Naturally this is something that should be openly discussed, one-on-one, along with your scorekeeping and documentation procedures. Your employees will not normally bring up that subject but you can.
Too often contractors feel that since they own the company, they can do whatever they please. That is certainly correct, but not very smart. You can kill the ambition and positive attitude of your best employees. They always knew that you own the company but they like to think that it is "their company!"
The very worst mistake you can make is hiring from the outside without interviewing existing employees. You have an exceptional employee who is diligently working for a promotion. He gives you extra effort, extra hours and time away from his family. His wife is not happy with him being gone, but backs his efforts to climb up your ladder. When a top position finally becomes available, you interview and hire an outsider. This employee is now looking for a decent job where his efforts will be rewarded.
As many of you have already experienced, this employee takes all of his really good prot?s with him when he leaves -- not to hurt you, but to give them a fair chance to succeed in this great industry.
Examine your written chain of command: How many of those top positions came up through the ranks? How many are immediate relatives? How effective are they as people-building coaches?
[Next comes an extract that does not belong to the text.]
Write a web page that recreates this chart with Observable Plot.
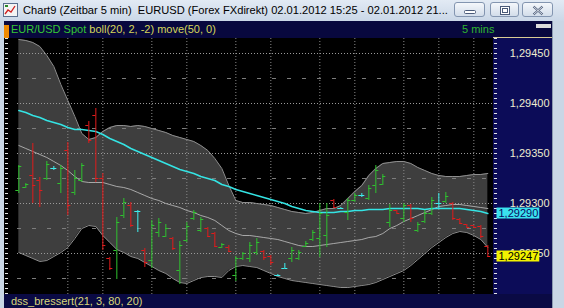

As you analyze your management chain you also need to think about attracting good employees. All of those frustrated climbers who left other companies with no room at the top will surely check you out thoroughly before they even consider coming on board.
Fortunately fixing this whole "room at the top" situation is easy, it's fun, it's exciting, and it doesn't cost money. It makes money!
By using a people-building coach's philosophy, you simply train a backup player for every position on your team. Offer these options to every employee and use role reversal where the foreman becomes the assistant and the assistant runs the job. You can utilize this role reversal all the way up to and including the CEO.
Just imagine what your ambassadors will be telling their friends and relatives!
The greatest part of this strategy is that your competitors are not doing it. They "own" their company and they can do anything they please!